• [DESCRIPTION OF THE TASK]
Copy out the listing that follows, exactly, without its pictures.

* * *

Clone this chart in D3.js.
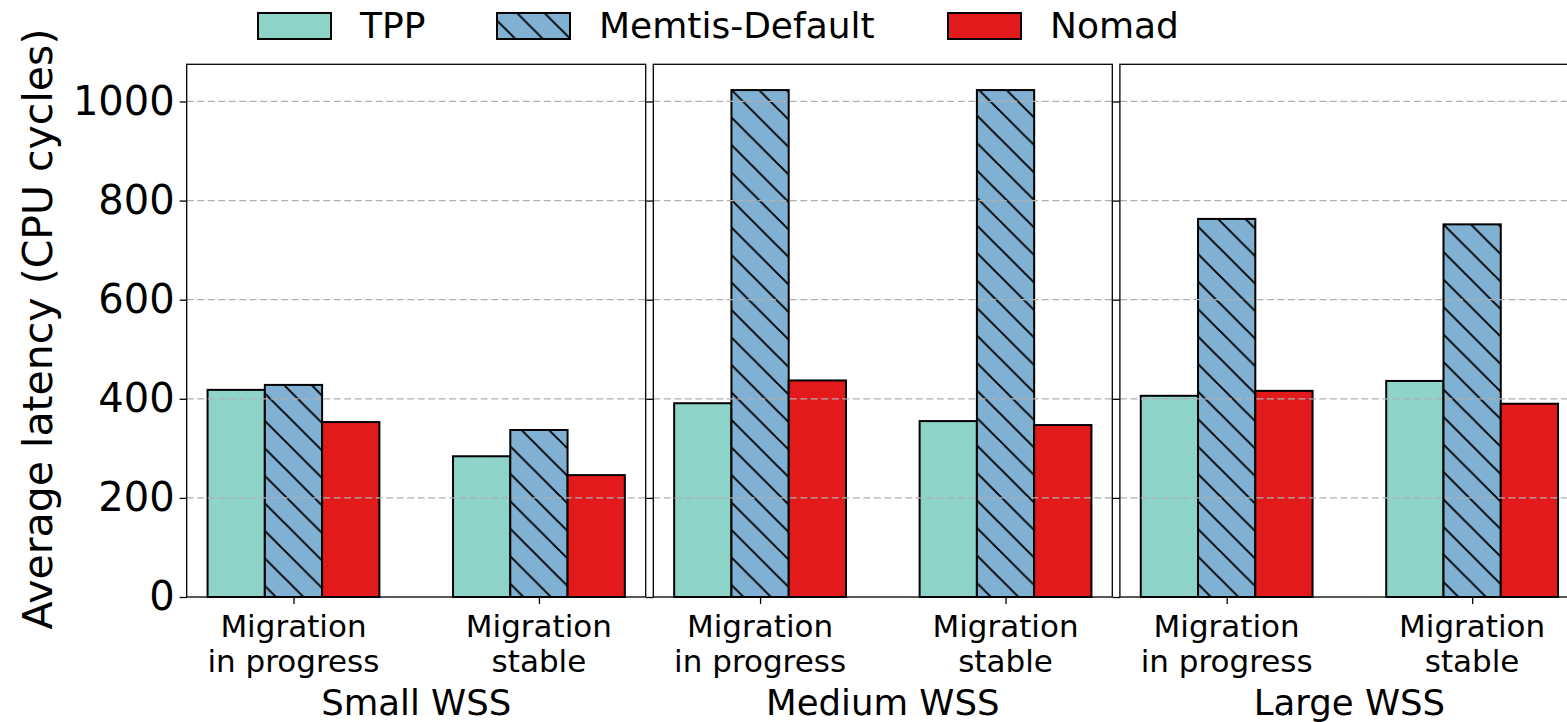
<!DOCTYPE html>
<html>
<head>
<meta charset="utf-8">
<script src="https://cdn.jsdelivr.net/npm/d3@7"></script>
<style>
  html, body { margin: 0; padding: 0; background: #fff; }
  svg text { font-family: "DejaVu Sans", sans-serif; fill: #000; }
</style>
</head>
<body>
<svg id="chart" width="1567" height="722"></svg>
<script>
// chart data
var groups = ["Small WSS", "Medium WSS", "Large WSS"];
var categories = [["Migration", "in progress"], ["Migration", "stable"]];
var seriesNames = ["TPP", "Memtis-Default", "Nomad"];
var tpp    = [418, 284, 391, 355, 406, 436];
var memtis = [428, 337, 1023, 1023, 763, 752];
var nomad  = [353, 246, 437, 347, 416, 390];
var yTicks = [0, 200, 400, 600, 800, 1000];

var colors = ["#8dd3c7", "#80b1d3", "#e31a1c"];
var values = [tpp, memtis, nomad];

var svg = d3.select("#chart");

var panelW = 459, gap = 7.6, left0 = 186.7;
var plotTop = 64.3, plotBottom = 597;

var y = d3.scaleLinear().domain([0, 1075]).range([plotBottom, plotTop]);

// hatch pattern for Memtis
var defs = svg.append("defs");
var hp = 27.5;
var pat = defs.append("pattern")
    .attr("id", "hatch")
    .attr("patternUnits", "userSpaceOnUse")
    .attr("width", hp)
    .attr("height", hp)
    .attr("patternTransform", "translate(9,0)");
pat.append("rect").attr("width", hp).attr("height", hp).attr("fill", colors[1]);
pat.append("path")
    .attr("d", "M-3,-3L" + (hp + 3) + "," + (hp + 3) +
               "M-3," + (hp - 3) + "L3," + (hp + 3) +
               "M" + (hp - 3) + ",-3L" + (hp + 3) + ",3")
    .attr("stroke", "#000")
    .attr("stroke-width", 1.9);

var fills = [colors[0], "url(#hatch)", colors[2]];
var barW = 0.7 / 3;

groups.forEach(function(g, gi) {
    var px = left0 + gi * (panelW + gap);
    var x = d3.scaleLinear().domain([-0.435, 1.435]).range([px, px + panelW]);
    var panel = svg.append("g");

    // bars
    categories.forEach(function(c, ci) {
        values.forEach(function(vals, si) {
            var v = vals[gi * 2 + ci];
            var x0 = x(ci + (si - 1) * barW - barW / 2);
            var x1 = x(ci + (si - 1) * barW + barW / 2);
            panel.append("rect")
                .attr("x", x0)
                .attr("y", y(v))
                .attr("width", x1 - x0)
                .attr("height", y(0) - y(v))
                .attr("fill", fills[si])
                .attr("stroke", "#000")
                .attr("stroke-width", 2);
        });
    });

    // grid over bars
    panel.selectAll(".grid").data(yTicks.filter(function(t) { return t > 0; }))
        .enter().append("line")
        .attr("x1", px).attr("x2", px + panelW)
        .attr("y1", function(d) { return y(d); })
        .attr("y2", function(d) { return y(d); })
        .attr("stroke", "#b0b0b0")
        .attr("stroke-width", 1.2)
        .attr("stroke-dasharray", "7,3.5");

    // y ticks
    var yAxis = d3.axisLeft(y).tickValues(yTicks).tickSize(7).tickFormat(gi === 0 ? d3.format("d") : "");
    var ya = panel.append("g").attr("transform", "translate(" + px + ",0)").call(yAxis);
    ya.select(".domain").remove();
    ya.selectAll("line").attr("stroke", "#000").attr("stroke-width", 1.3);
    ya.selectAll("text").attr("font-size", 40).attr("x", -12)
        .style("font-family", "DejaVu Sans");

    // x ticks
    var xa = panel.append("g").attr("transform", "translate(0," + plotBottom + ")")
        .call(d3.axisBottom(x).tickValues([0, 1]).tickSize(7).tickFormat(""));
    xa.select(".domain").remove();
    xa.selectAll("line").attr("stroke", "#000").attr("stroke-width", 1.3);

    categories.forEach(function(c, ci) {
        c.forEach(function(line, li) {
            panel.append("text")
                .attr("x", x(ci))
                .attr("y", 637 + li * 35)
                .attr("text-anchor", "middle")
                .attr("font-size", 31)
                .text(line);
        });
    });

    panel.append("text")
        .attr("x", px + panelW / 2)
        .attr("y", 715)
        .attr("text-anchor", "middle")
        .attr("font-size", 35.5)
        .text(g);

    // frame
    panel.append("rect")
        .attr("x", px).attr("y", plotTop)
        .attr("width", panelW).attr("height", plotBottom - plotTop)
        .attr("fill", "none")
        .attr("stroke", "#000")
        .attr("stroke-width", 1.3);
});

// y label
svg.append("text")
    .attr("transform", "translate(52,329) rotate(-90)")
    .attr("text-anchor", "middle")
    .attr("font-size", 41)
    .text("Average latency (CPU cycles)");

// legend
var legX = [258, 497, 948];
seriesNames.forEach(function(n, i) {
    svg.append("rect")
        .attr("x", legX[i]).attr("y", 13)
        .attr("width", 73).attr("height", 26)
        .attr("fill", fills[i])
        .attr("stroke", "#000")
        .attr("stroke-width", 2);
    svg.append("text")
        .attr("x", legX[i] + 102)
        .attr("y", 38)
        .attr("font-size", 36)
        .text(n);
});
</script>
</body>
</html>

* * *

• [ANSWER FOR THE TASK]
Clone this chart in D3.js.
<!DOCTYPE html>
<html>
<head>
<meta charset="utf-8">
<script src="https://cdn.jsdelivr.net/npm/d3@7"></script>
<style>
  html, body { margin: 0; padding: 0; background: #fff; }
  svg text { font-family: "DejaVu Sans", sans-serif; fill: #000; }
</style>
</head>
<body>
<svg id="chart" width="1567" height="722"></svg>
<script>
// chart data
var groups = ["Small WSS", "Medium WSS", "Large WSS"];
var categories = [["Migration", "in progress"], ["Migration", "stable"]];
var seriesNames = ["TPP", "Memtis-Default", "Nomad"];
var tpp    = [418, 284, 391, 355, 406, 436];
var memtis = [428, 337, 1023, 1023, 763, 752];
var nomad  = [353, 246, 437, 347, 416, 390];
var yTicks = [0, 200, 400, 600, 800, 1000];

var colors = ["#8dd3c7", "#80b1d3", "#e31a1c"];
var values = [tpp, memtis, nomad];

var svg = d3.select("#chart");

var panelW = 459, gap = 7.6, left0 = 186.7;
var plotTop = 64.3, plotBottom = 597;

var y = d3.scaleLinear().domain([0, 1075]).range([plotBottom, plotTop]);

// hatch pattern for Memtis
var defs = svg.append("defs");
var hp = 27.5;
var pat = defs.append("pattern")
    .attr("id", "hatch")
    .attr("patternUnits", "userSpaceOnUse")
    .attr("width", hp)
    .attr("height", hp)
    .attr("patternTransform", "translate(9,0)");
pat.append("rect").attr("width", hp).attr("height", hp).attr("fill", colors[1]);
pat.append("path")
    .attr("d", "M-3,-3L" + (hp + 3) + "," + (hp + 3) +
               "M-3," + (hp - 3) + "L3," + (hp + 3) +
               "M" + (hp - 3) + ",-3L" + (hp + 3) + ",3")
    .attr("stroke", "#000")
    .attr("stroke-width", 1.9);

var fills = [colors[0], "url(#hatch)", colors[2]];
var barW = 0.7 / 3;

groups.forEach(function(g, gi) {
    var px = left0 + gi * (panelW + gap);
    var x = d3.scaleLinear().domain([-0.435, 1.435]).range([px, px + panelW]);
    var panel = svg.append("g");

    // bars
    categories.forEach(function(c, ci) {
        values.forEach(function(vals, si) {
            var v = vals[gi * 2 + ci];
            var x0 = x(ci + (si - 1) * barW - barW / 2);
            var x1 = x(ci + (si - 1) * barW + barW / 2);
            panel.append("rect")
                .attr("x", x0)
                .attr("y", y(v))
                .attr("width", x1 - x0)
                .attr("height", y(0) - y(v))
                .attr("fill", fills[si])
                .attr("stroke", "#000")
                .attr("stroke-width", 2);
        });
    });

    // grid over bars
    panel.selectAll(".grid").data(yTicks.filter(function(t) { return t > 0; }))
        .enter().append("line")
        .attr("x1", px).attr("x2", px + panelW)
        .attr("y1", function(d) { return y(d); })
        .attr("y2", function(d) { return y(d); })
        .attr("stroke", "#b0b0b0")
        .attr("stroke-width", 1.2)
        .attr("stroke-dasharray", "7,3.5");

    // y ticks
    var yAxis = d3.axisLeft(y).tickValues(yTicks).tickSize(7).tickFormat(gi === 0 ? d3.format("d") : "");
    var ya = panel.append("g").attr("transform", "translate(" + px + ",0)").call(yAxis);
    ya.select(".domain").remove();
    ya.selectAll("line").attr("stroke", "#000").attr("stroke-width", 1.3);
    ya.selectAll("text").attr("font-size", 40).attr("x", -12)
        .style("font-family", "DejaVu Sans");

    // x ticks
    var xa = panel.append("g").attr("transform", "translate(0," + plotBottom + ")")
        .call(d3.axisBottom(x).tickValues([0, 1]).tickSize(7).tickFormat(""));
    xa.select(".domain").remove();
    xa.selectAll("line").attr("stroke", "#000").attr("stroke-width", 1.3);

    categories.forEach(function(c, ci) {
        c.forEach(function(line, li) {
            panel.append("text")
                .attr("x", x(ci))
                .attr("y", 637 + li * 35)
                .attr("text-anchor", "middle")
                .attr("font-size", 31)
                .text(line);
        });
    });

    panel.append("text")
        .attr("x", px + panelW / 2)
        .attr("y", 715)
        .attr("text-anchor", "middle")
        .attr("font-size", 35.5)
        .text(g);

    // frame
    panel.append("rect")
        .attr("x", px).attr("y", plotTop)
        .attr("width", panelW).attr("height", plotBottom - plotTop)
        .attr("fill", "none")
        .attr("stroke", "#000")
        .attr("stroke-width", 1.3);
});

// y label
svg.append("text")
    .attr("transform", "translate(52,329) rotate(-90)")
    .attr("text-anchor", "middle")
    .attr("font-size", 41)
    .text("Average latency (CPU cycles)");

// legend
var legX = [258, 497, 948];
seriesNames.forEach(function(n, i) {
    svg.append("rect")
        .attr("x", legX[i]).attr("y", 13)
        .attr("width", 73).attr("height", 26)
        .attr("fill", fills[i])
        .attr("stroke", "#000")
        .attr("stroke-width", 2);
    svg.append("text")
        .attr("x", legX[i] + 102)
        .attr("y", 38)
        .attr("font-size", 36)
        .text(n);
});
</script>
</body>
</html>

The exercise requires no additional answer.